━━━━━ Data excerpts ━━━━━
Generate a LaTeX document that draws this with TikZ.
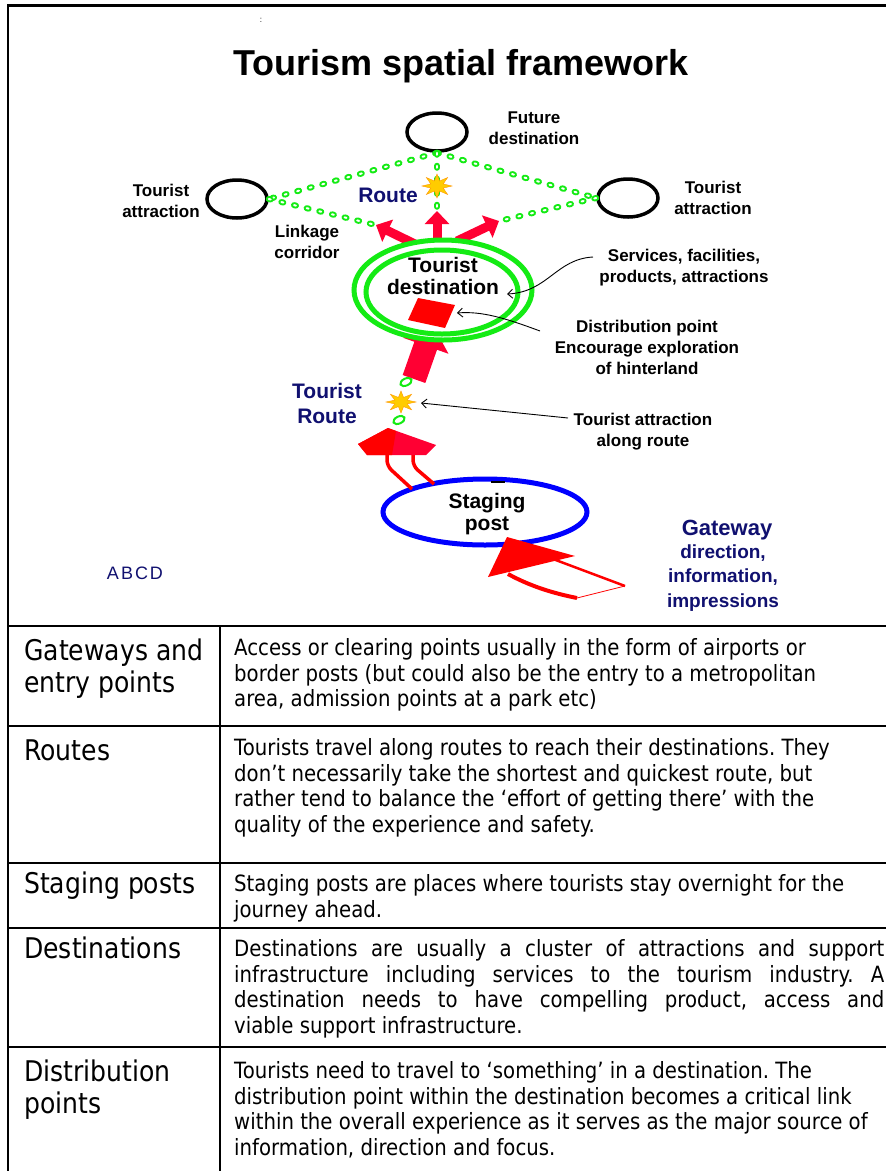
━━━━━
━━━━━ Data excerpts ━━━━━
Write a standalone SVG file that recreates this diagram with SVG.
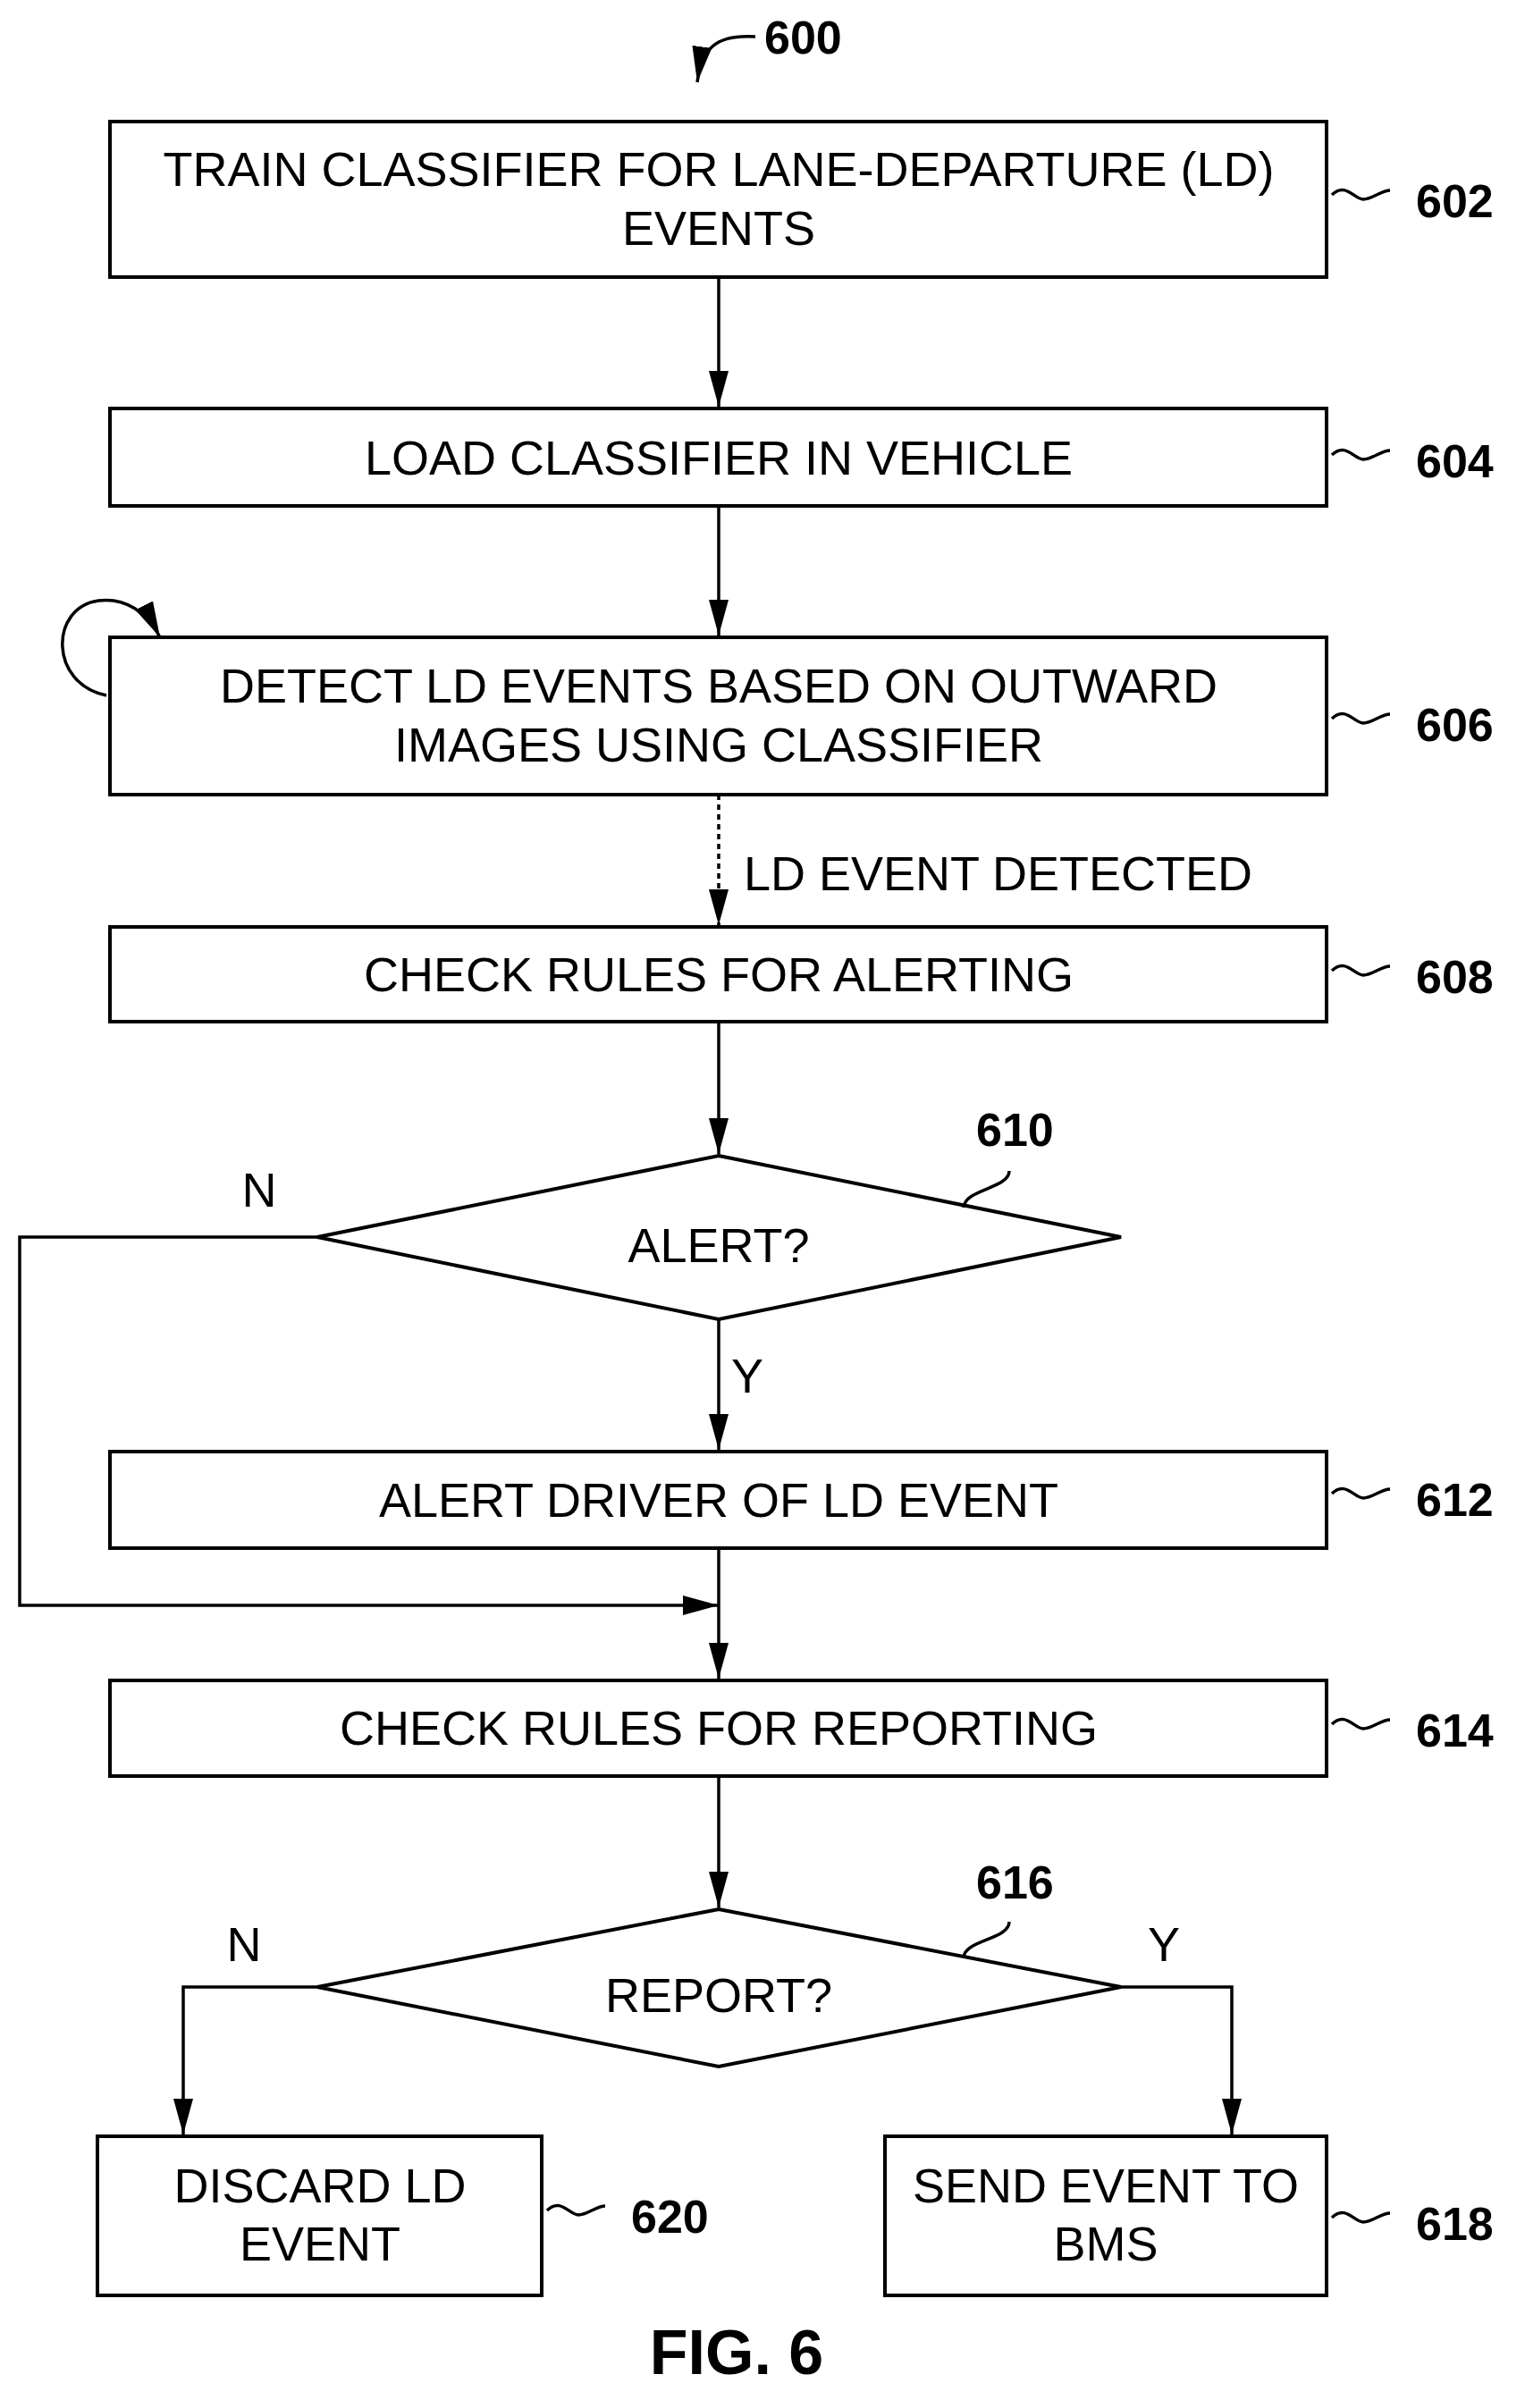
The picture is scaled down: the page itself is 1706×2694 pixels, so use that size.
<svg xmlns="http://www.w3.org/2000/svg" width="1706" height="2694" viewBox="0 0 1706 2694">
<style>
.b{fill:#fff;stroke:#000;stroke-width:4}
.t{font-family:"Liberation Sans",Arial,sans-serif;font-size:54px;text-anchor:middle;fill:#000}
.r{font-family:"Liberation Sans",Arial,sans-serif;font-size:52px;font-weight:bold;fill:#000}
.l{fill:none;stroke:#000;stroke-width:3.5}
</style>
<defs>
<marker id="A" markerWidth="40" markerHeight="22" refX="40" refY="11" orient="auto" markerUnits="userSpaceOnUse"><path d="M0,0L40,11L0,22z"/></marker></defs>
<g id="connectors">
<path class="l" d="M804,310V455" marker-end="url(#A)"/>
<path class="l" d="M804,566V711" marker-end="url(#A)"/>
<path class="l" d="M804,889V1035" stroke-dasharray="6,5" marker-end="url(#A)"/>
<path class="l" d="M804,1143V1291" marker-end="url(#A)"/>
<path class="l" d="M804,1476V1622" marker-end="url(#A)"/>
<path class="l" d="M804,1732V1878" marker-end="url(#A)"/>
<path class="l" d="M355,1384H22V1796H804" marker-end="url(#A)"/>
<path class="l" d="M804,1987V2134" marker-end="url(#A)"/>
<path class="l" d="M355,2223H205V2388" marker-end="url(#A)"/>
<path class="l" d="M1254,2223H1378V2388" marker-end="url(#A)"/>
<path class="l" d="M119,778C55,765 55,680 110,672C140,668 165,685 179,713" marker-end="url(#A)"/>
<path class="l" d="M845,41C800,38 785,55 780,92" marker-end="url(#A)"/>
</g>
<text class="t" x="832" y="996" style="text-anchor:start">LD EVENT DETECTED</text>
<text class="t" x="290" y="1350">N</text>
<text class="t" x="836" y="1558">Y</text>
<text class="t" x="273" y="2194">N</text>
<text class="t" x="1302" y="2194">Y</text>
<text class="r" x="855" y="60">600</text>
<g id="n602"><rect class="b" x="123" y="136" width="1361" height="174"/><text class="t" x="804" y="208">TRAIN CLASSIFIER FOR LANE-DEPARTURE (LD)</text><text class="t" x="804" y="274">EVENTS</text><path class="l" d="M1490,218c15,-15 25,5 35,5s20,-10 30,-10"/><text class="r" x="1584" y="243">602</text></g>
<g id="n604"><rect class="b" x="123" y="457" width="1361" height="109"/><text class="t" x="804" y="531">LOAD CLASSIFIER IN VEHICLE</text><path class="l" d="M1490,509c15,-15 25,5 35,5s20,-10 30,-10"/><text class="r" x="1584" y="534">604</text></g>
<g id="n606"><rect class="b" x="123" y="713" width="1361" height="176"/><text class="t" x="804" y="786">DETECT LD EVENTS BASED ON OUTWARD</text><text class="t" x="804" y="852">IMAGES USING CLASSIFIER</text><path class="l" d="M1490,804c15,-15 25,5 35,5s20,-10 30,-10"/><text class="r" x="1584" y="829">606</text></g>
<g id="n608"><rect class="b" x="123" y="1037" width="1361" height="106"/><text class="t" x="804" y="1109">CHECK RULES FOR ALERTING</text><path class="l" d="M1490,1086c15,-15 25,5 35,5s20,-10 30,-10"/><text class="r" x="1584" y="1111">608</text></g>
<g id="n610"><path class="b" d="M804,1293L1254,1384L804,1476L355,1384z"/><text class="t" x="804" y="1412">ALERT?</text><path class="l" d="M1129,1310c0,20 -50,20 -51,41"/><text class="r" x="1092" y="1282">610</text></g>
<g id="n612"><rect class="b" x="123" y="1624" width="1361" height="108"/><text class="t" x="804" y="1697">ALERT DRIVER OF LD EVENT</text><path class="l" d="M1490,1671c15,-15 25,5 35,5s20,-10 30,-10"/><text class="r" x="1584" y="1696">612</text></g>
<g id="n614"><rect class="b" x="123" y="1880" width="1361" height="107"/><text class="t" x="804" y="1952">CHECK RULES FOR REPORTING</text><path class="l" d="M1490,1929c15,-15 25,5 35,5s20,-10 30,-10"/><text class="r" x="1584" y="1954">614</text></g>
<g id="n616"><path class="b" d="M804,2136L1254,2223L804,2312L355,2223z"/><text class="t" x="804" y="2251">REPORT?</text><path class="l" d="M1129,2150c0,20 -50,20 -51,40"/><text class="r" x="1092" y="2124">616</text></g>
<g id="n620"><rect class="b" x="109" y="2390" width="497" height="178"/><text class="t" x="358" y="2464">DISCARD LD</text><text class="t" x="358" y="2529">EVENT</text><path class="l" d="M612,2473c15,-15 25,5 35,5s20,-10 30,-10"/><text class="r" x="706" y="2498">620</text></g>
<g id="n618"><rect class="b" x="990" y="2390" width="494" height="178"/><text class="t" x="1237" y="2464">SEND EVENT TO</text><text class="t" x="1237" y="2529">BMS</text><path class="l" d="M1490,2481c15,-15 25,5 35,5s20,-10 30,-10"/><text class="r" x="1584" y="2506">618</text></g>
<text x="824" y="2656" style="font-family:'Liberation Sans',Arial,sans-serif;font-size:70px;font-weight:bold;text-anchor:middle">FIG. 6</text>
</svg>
━━━━━
Identify each line holding the string "this", and copy it out.

* _Solution_:
Generate a LaTeX document that draws this with TikZ.
Write a standalone SVG file that recreates this diagram with SVG.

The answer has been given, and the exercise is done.